Friday, April 15, 2016

A couple of thoughts on local politics

Yesterday I saw that PAC ad for Donna Edwards, the one accusing Chris Van Hollen of cozying up the NRA, like six or seven times in 80 minutes. Twice in one six-commercial break! I also saw the Van Hollen rebuttal, twice. The rebuttal says Obama said the ad should be taken off the air, it's so dishonest, but the Edwards campaign can (semi-)legit claim it's not theirs I guess; at any rate, the thing is clearly not being taken down. They've edited Obama out of it, at the White House's insistence, but what's left is still pretty ... well, let's say strong.

Edwards vs Van Hollen is an interesting race. Van Hollen has been my representative and I like him; Edwards I know little about. But I don't like dishonest attack ads - that particular NRA-lobby-exemption was supported by lots of people and the bill had virtually no Republican support. Intransigence in support of idealism sounds good on the campaign trail, but we've seen how it plays out on the legislative floor. And I also don't like PACs and super PACs throwing lots of money into campaigns without being in any way controlled by of answerable to the candidates.

And another thing - we have a lot of mayoral candidates in Baltimore telling us that we need to get kids through school ("our schools don't work, our government doesn't work, and so our people don't work. Vote for me. I'll get Baltimore working."). The trouble is that a high school diploma won't put a kid into a job in a factory that moved overseas.
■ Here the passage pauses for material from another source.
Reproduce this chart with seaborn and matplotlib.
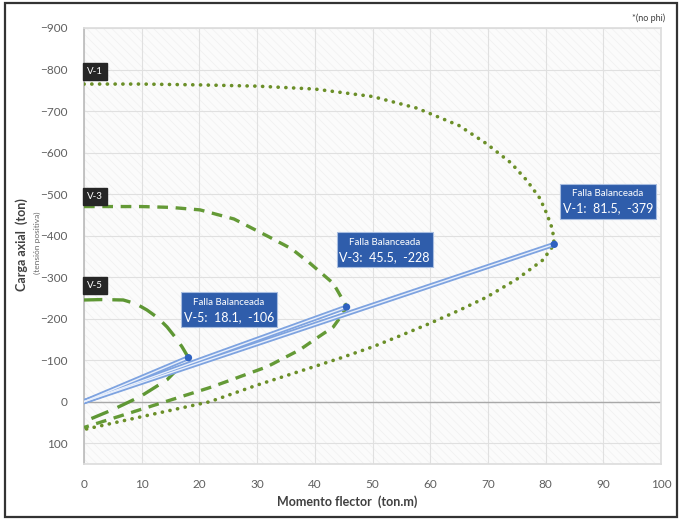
import matplotlib
matplotlib.use("Agg")
import matplotlib.pyplot as plt
from matplotlib.patches import Rectangle
import numpy as np
import seaborn as sns
import pandas as pd

# interaction curves: compression branch out to the balanced point, tension branch back to M=0
m_v1 = [0, 10, 20, 30, 40, 50, 57.7, 65, 69.8, 74, 76.8, 79, 80.2, 81.2, 81.5,
        80.5, 79.5, 75, 69.8, 65, 60, 55, 50, 44.4, 40, 30, 21.8, 10, 0]
p_v1 = [-765, -765, -763, -760, -753, -735, -707, -665, -621, -575, -532, -490, -453, -415, -379,
        -360, -341, -295, -252, -220, -189, -160, -132, -105, -85, -40, 0, 36, 67]

m_v3 = [0, 10, 15, 20.1, 26, 32.2, 36, 39.2, 43.2, 45.2, 45.5,
        44.5, 43.2, 40, 37.4, 31.7, 25, 21.8, 10, 0]
p_v3 = [-470, -470, -468, -462, -440, -396, -368, -333, -285, -237, -228,
        -205, -180, -150, -125, -84, -50, -34, 18, 62]

m_v5 = [0, 3, 6.8, 9, 10.9, 12.8, 14.4, 16, 17, 18.1,
        17.4, 16.6, 14.4, 12, 9.7, 5, 0]
p_v5 = [-245, -246, -245, -236, -221, -202, -180, -152, -132, -106,
        -95, -84, -53, -32, -12, 19, 48]

names = ["V-1", "V-3", "V-5"]
bal_m = [81.5, 45.5, 18.1]
bal_p = [-379, -228, -106]

x_ticks = list(range(0, 101, 10))
y_ticks = list(range(-900, 101, 100))

sns.set_theme(style="white")
plt.rcParams["font.family"] = ["Lato", "DejaVu Sans"]
plt.rcParams["hatch.linewidth"] = 0.5

fig = plt.figure(figsize=(6.8, 5.19), dpi=100)
ax = fig.add_axes([84 / 680, 1 - 464 / 519, 577 / 680, 436 / 519])

# patterned plot background (very faint)
ax.set_facecolor("#fbfbfb")
ax.add_patch(Rectangle((0, 0), 1, 1, transform=ax.transAxes, facecolor="#fbfbfb",
                       edgecolor="#f0f0f0", hatch="\\\\\\\\", lw=0, zorder=0))

for x in x_ticks:
    ax.axvline(x, color="#e0e0e0", lw=0.8, zorder=1)
for y in y_ticks:
    ax.axhline(y, color="#e0e0e0", lw=0.8, zorder=1)
ax.axhline(0, color="#a8a8a8", lw=1.0, zorder=1.5)

curves = [
    (m_v1, p_v1, "#6b8f28", (0, (0.05, 2.1)), 2.6, "round"),
    (m_v3, p_v3, "#649a36", (0, (3.2, 2.3)), 2.4, "butt"),
    (m_v5, p_v5, "#5e9734", (0, (5.5, 3.0)), 2.4, "butt"),
]
for mm, pp, col, ls, lw, cap in curves:
    df = pd.DataFrame({"M": mm, "P": pp})
    sns.lineplot(data=df, x="M", y="P", sort=False, estimator=None, ax=ax,
                 color=col, linestyle=ls, lw=lw, dash_capstyle=cap, zorder=3)

# lines from origin to balanced failure point
for bm, bp in zip(bal_m, bal_p):
    seg = pd.DataFrame({"M": [0, bm], "P": [0, bp]})
    sns.lineplot(data=seg, x="M", y="P", sort=False, estimator=None, ax=ax,
                 color="#7ea3e0", lw=3.6, zorder=4)
    sns.lineplot(data=seg, x="M", y="P", sort=False, estimator=None, ax=ax,
                 color="#e8effb", lw=1.0, zorder=4.5)
sns.scatterplot(x=bal_m, y=bal_p, ax=ax, color="#2f62c0", s=28, edgecolor="none", zorder=5)

# section labels at M=0
lab_y = [-795, -494, -280]
for nm, ly in zip(names, lab_y):
    ax.text(0.5, ly, nm, color="white", fontsize=7, va="center", ha="left", zorder=6,
            bbox=dict(boxstyle="square,pad=0.45", fc="#262626", ec="#262626"))

# balanced failure callouts
boxes = [(82.5, -525), (43.8, -408), (16.8, -264)]
for nm, bm, bp, (bx, by) in zip(names, bal_m, bal_p, boxes):
    ax.add_patch(Rectangle((bx, by), 16.6, 84, facecolor="#2f5dab", edgecolor="#a8bde0",
                           lw=0.8, zorder=6))
    ax.text(bx + 8.3, by + 24, "Falla Balanceada", color="white", fontsize=7,
            ha="center", va="center", zorder=7)
    ax.text(bx + 8.3, by + 60, f"{nm}:  {bm},  {bp}", color="white", fontsize=9,
            ha="center", va="center", zorder=7)

ax.set_xlim(0, 100)
ax.set_ylim(150, -900)
ax.set_xticks(x_ticks)
ax.set_yticks(y_ticks)
ax.tick_params(axis="both", length=0, labelsize=8.5, labelcolor="#5f5f5f")
ax.tick_params(axis="x", pad=11)
ax.tick_params(axis="y", pad=12)
ax.set_xlabel("")
ax.set_ylabel("")
for side in ["top", "right", "bottom"]:
    ax.spines[side].set_color("#dddddd")
ax.spines["left"].set_color("#bdbdbd")

fig.text(347 / 680, 1 - 502 / 519, "Momento flector  (ton.m)", fontsize=9, fontweight="bold",
         color="#404040", ha="center", va="center")
fig.text(22 / 680, 1 - 245 / 519, "Carga axial  (ton)", fontsize=9, fontweight="bold",
         color="#404040", rotation=90, ha="center", va="center")
fig.text(37 / 680, 1 - 243 / 519, "(tensión positiva)", fontsize=6, color="#6a6a6a",
         rotation=90, ha="center", va="center")
fig.text(665 / 680, 1 - 18 / 519, "*(no phi)", fontsize=6.5, color="#404040",
         ha="right", va="center")

fig.add_artist(Rectangle((5 / 680, 2 / 519), 672 / 680, 514 / 519, transform=fig.transFigure,
                         fill=False, edgecolor="#333333", lw=1.6))

fig.savefig("out.png", dpi=100)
Baltimore has an incredibly high unemployment rate in many neighborhoods where the shipyards and steel factories and manufacturing plants fled for cheap labor. Thousands and thousands of jobs were lost in the last thirty years - exactly how many seems up for debate, but over 100,000 is pretty universally acknowledged. Yes, more and better schools are needed. So is better policing. So is massive infrastructure investment. But industrial flight is at the heart of Baltimore's woes.

And I have yet to hear one of the candidates address where those jobs are going to come from.